+++ INPUT +++

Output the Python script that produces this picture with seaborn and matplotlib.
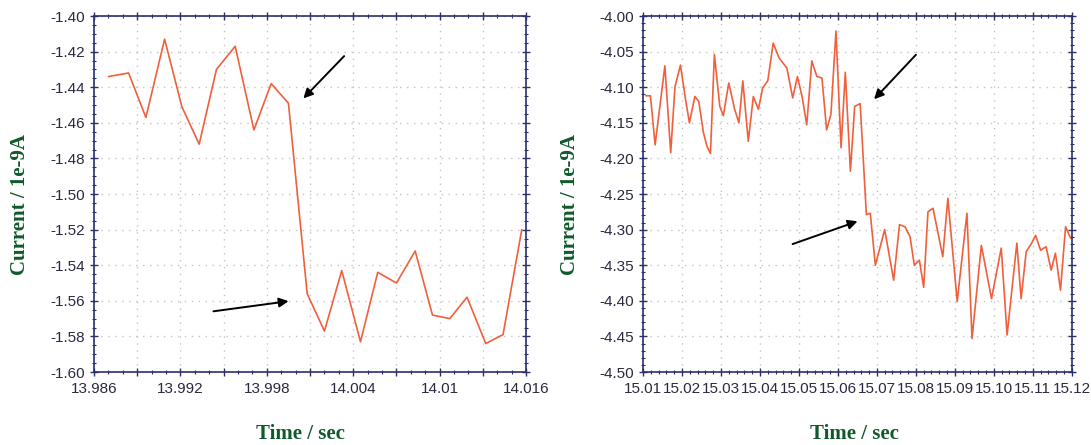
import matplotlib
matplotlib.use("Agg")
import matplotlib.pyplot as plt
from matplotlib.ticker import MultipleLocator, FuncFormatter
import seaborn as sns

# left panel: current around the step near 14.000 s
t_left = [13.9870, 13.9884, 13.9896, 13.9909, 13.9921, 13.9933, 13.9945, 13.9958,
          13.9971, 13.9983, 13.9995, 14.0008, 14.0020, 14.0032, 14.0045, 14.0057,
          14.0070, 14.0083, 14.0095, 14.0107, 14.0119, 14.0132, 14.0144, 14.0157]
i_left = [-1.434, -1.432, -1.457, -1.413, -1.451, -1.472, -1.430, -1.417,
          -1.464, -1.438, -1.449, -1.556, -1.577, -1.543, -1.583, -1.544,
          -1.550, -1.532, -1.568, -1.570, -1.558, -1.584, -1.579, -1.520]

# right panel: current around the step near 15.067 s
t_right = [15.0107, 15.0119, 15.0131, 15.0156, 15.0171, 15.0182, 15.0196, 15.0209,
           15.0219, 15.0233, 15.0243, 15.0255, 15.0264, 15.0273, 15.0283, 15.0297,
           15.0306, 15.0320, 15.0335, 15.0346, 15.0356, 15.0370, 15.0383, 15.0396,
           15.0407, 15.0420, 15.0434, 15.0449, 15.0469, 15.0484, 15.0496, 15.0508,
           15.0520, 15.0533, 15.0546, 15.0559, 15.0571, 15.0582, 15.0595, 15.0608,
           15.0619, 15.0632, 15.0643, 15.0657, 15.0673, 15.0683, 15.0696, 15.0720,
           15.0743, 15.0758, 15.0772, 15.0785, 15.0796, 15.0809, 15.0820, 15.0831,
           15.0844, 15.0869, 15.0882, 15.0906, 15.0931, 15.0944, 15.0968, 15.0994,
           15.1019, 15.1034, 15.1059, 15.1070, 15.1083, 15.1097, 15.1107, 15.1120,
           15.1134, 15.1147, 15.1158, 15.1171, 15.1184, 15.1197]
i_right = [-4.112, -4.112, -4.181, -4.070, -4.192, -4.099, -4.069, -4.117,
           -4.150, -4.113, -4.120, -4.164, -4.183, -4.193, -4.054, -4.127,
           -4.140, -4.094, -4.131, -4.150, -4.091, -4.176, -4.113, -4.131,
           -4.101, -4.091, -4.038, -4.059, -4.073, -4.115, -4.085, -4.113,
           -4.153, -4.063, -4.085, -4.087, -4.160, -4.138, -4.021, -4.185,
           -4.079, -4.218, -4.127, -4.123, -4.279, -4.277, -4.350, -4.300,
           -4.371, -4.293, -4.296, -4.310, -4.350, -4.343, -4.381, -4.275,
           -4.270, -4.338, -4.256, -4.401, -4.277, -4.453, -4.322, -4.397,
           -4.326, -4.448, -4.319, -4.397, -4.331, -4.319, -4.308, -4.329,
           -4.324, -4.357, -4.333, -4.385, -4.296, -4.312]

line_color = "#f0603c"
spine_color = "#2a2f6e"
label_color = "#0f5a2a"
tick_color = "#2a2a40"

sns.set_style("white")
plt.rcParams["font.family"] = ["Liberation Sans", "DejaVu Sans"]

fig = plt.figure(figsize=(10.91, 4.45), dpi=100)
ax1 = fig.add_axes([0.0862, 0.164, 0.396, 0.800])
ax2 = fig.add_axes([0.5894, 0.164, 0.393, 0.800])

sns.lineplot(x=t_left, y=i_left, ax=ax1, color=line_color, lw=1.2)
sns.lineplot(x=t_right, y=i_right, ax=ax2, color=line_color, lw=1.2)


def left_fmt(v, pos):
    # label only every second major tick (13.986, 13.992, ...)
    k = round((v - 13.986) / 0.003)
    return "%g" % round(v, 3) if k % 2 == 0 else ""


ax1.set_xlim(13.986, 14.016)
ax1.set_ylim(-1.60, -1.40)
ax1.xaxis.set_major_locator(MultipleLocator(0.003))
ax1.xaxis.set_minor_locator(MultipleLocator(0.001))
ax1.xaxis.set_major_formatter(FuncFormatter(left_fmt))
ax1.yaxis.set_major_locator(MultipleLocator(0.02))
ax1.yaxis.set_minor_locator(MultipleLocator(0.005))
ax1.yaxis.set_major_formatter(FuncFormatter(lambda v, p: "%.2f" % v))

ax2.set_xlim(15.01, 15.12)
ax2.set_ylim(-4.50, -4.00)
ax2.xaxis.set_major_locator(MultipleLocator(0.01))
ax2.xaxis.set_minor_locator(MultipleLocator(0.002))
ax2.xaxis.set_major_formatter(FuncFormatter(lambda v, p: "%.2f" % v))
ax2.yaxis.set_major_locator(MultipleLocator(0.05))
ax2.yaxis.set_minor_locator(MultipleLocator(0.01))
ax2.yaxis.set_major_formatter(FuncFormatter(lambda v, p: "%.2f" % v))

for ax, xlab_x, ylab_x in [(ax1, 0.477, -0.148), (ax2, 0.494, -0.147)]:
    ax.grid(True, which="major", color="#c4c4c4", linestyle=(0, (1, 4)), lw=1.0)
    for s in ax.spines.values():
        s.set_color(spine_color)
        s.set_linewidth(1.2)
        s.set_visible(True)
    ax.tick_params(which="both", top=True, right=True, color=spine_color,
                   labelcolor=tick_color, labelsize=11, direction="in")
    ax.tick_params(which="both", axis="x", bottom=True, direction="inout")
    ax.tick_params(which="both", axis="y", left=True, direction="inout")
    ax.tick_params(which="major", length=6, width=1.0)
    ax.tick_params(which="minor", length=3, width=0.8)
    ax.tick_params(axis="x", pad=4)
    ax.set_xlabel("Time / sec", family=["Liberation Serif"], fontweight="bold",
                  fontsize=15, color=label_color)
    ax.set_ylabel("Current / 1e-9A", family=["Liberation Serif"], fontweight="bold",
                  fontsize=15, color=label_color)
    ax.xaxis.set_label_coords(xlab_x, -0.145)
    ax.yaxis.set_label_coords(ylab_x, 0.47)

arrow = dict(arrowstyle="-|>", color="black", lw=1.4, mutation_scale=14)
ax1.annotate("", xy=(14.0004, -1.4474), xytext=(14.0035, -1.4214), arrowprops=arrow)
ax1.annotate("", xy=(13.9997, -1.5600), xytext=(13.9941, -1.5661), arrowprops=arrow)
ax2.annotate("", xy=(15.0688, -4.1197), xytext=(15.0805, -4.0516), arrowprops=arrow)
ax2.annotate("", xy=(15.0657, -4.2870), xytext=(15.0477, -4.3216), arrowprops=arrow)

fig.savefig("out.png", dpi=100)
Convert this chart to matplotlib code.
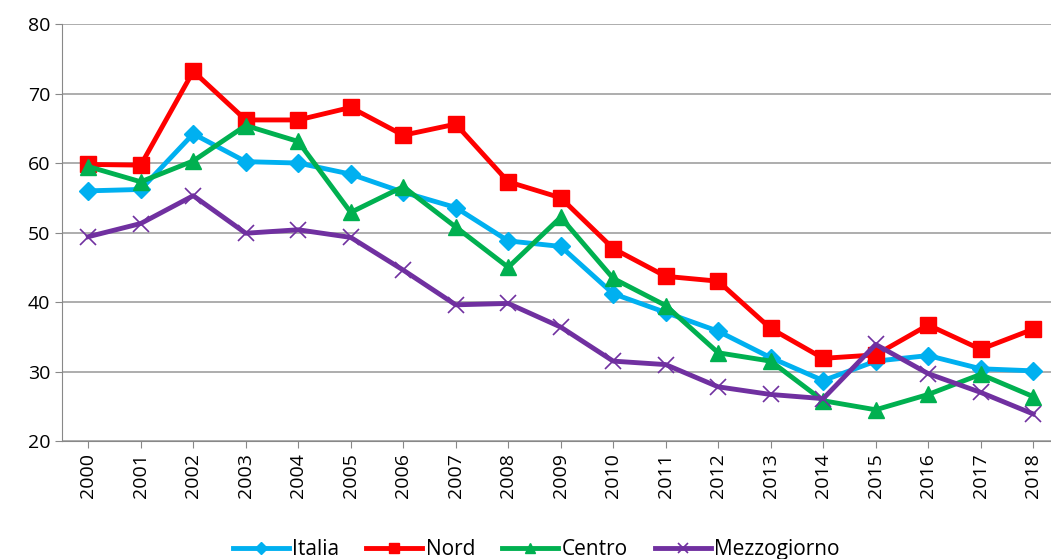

+++

• EXERCISE DESCRIPTION
Leave out the pictures and output the rest of the material exactly as written.

• FINAL ANSWER
Output the Python script that produces this picture with seaborn and matplotlib.
import matplotlib
matplotlib.use("Agg")
import matplotlib.pyplot as plt
from matplotlib.ticker import MultipleLocator, FuncFormatter
import seaborn as sns

# left panel: current around the step near 14.000 s
t_left = [13.9870, 13.9884, 13.9896, 13.9909, 13.9921, 13.9933, 13.9945, 13.9958,
          13.9971, 13.9983, 13.9995, 14.0008, 14.0020, 14.0032, 14.0045, 14.0057,
          14.0070, 14.0083, 14.0095, 14.0107, 14.0119, 14.0132, 14.0144, 14.0157]
i_left = [-1.434, -1.432, -1.457, -1.413, -1.451, -1.472, -1.430, -1.417,
          -1.464, -1.438, -1.449, -1.556, -1.577, -1.543, -1.583, -1.544,
          -1.550, -1.532, -1.568, -1.570, -1.558, -1.584, -1.579, -1.520]

# right panel: current around the step near 15.067 s
t_right = [15.0107, 15.0119, 15.0131, 15.0156, 15.0171, 15.0182, 15.0196, 15.0209,
           15.0219, 15.0233, 15.0243, 15.0255, 15.0264, 15.0273, 15.0283, 15.0297,
           15.0306, 15.0320, 15.0335, 15.0346, 15.0356, 15.0370, 15.0383, 15.0396,
           15.0407, 15.0420, 15.0434, 15.0449, 15.0469, 15.0484, 15.0496, 15.0508,
           15.0520, 15.0533, 15.0546, 15.0559, 15.0571, 15.0582, 15.0595, 15.0608,
           15.0619, 15.0632, 15.0643, 15.0657, 15.0673, 15.0683, 15.0696, 15.0720,
           15.0743, 15.0758, 15.0772, 15.0785, 15.0796, 15.0809, 15.0820, 15.0831,
           15.0844, 15.0869, 15.0882, 15.0906, 15.0931, 15.0944, 15.0968, 15.0994,
           15.1019, 15.1034, 15.1059, 15.1070, 15.1083, 15.1097, 15.1107, 15.1120,
           15.1134, 15.1147, 15.1158, 15.1171, 15.1184, 15.1197]
i_right = [-4.112, -4.112, -4.181, -4.070, -4.192, -4.099, -4.069, -4.117,
           -4.150, -4.113, -4.120, -4.164, -4.183, -4.193, -4.054, -4.127,
           -4.140, -4.094, -4.131, -4.150, -4.091, -4.176, -4.113, -4.131,
           -4.101, -4.091, -4.038, -4.059, -4.073, -4.115, -4.085, -4.113,
           -4.153, -4.063, -4.085, -4.087, -4.160, -4.138, -4.021, -4.185,
           -4.079, -4.218, -4.127, -4.123, -4.279, -4.277, -4.350, -4.300,
           -4.371, -4.293, -4.296, -4.310, -4.350, -4.343, -4.381, -4.275,
           -4.270, -4.338, -4.256, -4.401, -4.277, -4.453, -4.322, -4.397,
           -4.326, -4.448, -4.319, -4.397, -4.331, -4.319, -4.308, -4.329,
           -4.324, -4.357, -4.333, -4.385, -4.296, -4.312]

line_color = "#f0603c"
spine_color = "#2a2f6e"
label_color = "#0f5a2a"
tick_color = "#2a2a40"

sns.set_style("white")
plt.rcParams["font.family"] = ["Liberation Sans", "DejaVu Sans"]

fig = plt.figure(figsize=(10.91, 4.45), dpi=100)
ax1 = fig.add_axes([0.0862, 0.164, 0.396, 0.800])
ax2 = fig.add_axes([0.5894, 0.164, 0.393, 0.800])

sns.lineplot(x=t_left, y=i_left, ax=ax1, color=line_color, lw=1.2)
sns.lineplot(x=t_right, y=i_right, ax=ax2, color=line_color, lw=1.2)


def left_fmt(v, pos):
    # label only every second major tick (13.986, 13.992, ...)
    k = round((v - 13.986) / 0.003)
    return "%g" % round(v, 3) if k % 2 == 0 else ""


ax1.set_xlim(13.986, 14.016)
ax1.set_ylim(-1.60, -1.40)
ax1.xaxis.set_major_locator(MultipleLocator(0.003))
ax1.xaxis.set_minor_locator(MultipleLocator(0.001))
ax1.xaxis.set_major_formatter(FuncFormatter(left_fmt))
ax1.yaxis.set_major_locator(MultipleLocator(0.02))
ax1.yaxis.set_minor_locator(MultipleLocator(0.005))
ax1.yaxis.set_major_formatter(FuncFormatter(lambda v, p: "%.2f" % v))

ax2.set_xlim(15.01, 15.12)
ax2.set_ylim(-4.50, -4.00)
ax2.xaxis.set_major_locator(MultipleLocator(0.01))
ax2.xaxis.set_minor_locator(MultipleLocator(0.002))
ax2.xaxis.set_major_formatter(FuncFormatter(lambda v, p: "%.2f" % v))
ax2.yaxis.set_major_locator(MultipleLocator(0.05))
ax2.yaxis.set_minor_locator(MultipleLocator(0.01))
ax2.yaxis.set_major_formatter(FuncFormatter(lambda v, p: "%.2f" % v))

for ax, xlab_x, ylab_x in [(ax1, 0.477, -0.148), (ax2, 0.494, -0.147)]:
    ax.grid(True, which="major", color="#c4c4c4", linestyle=(0, (1, 4)), lw=1.0)
    for s in ax.spines.values():
        s.set_color(spine_color)
        s.set_linewidth(1.2)
        s.set_visible(True)
    ax.tick_params(which="both", top=True, right=True, color=spine_color,
                   labelcolor=tick_color, labelsize=11, direction="in")
    ax.tick_params(which="both", axis="x", bottom=True, direction="inout")
    ax.tick_params(which="both", axis="y", left=True, direction="inout")
    ax.tick_params(which="major", length=6, width=1.0)
    ax.tick_params(which="minor", length=3, width=0.8)
    ax.tick_params(axis="x", pad=4)
    ax.set_xlabel("Time / sec", family=["Liberation Serif"], fontweight="bold",
                  fontsize=15, color=label_color)
    ax.set_ylabel("Current / 1e-9A", family=["Liberation Serif"], fontweight="bold",
                  fontsize=15, color=label_color)
    ax.xaxis.set_label_coords(xlab_x, -0.145)
    ax.yaxis.set_label_coords(ylab_x, 0.47)

arrow = dict(arrowstyle="-|>", color="black", lw=1.4, mutation_scale=14)
ax1.annotate("", xy=(14.0004, -1.4474), xytext=(14.0035, -1.4214), arrowprops=arrow)
ax1.annotate("", xy=(13.9997, -1.5600), xytext=(13.9941, -1.5661), arrowprops=arrow)
ax2.annotate("", xy=(15.0688, -4.1197), xytext=(15.0805, -4.0516), arrowprops=arrow)
ax2.annotate("", xy=(15.0657, -4.2870), xytext=(15.0477, -4.3216), arrowprops=arrow)

fig.savefig("out.png", dpi=100)
Convert this chart to matplotlib code.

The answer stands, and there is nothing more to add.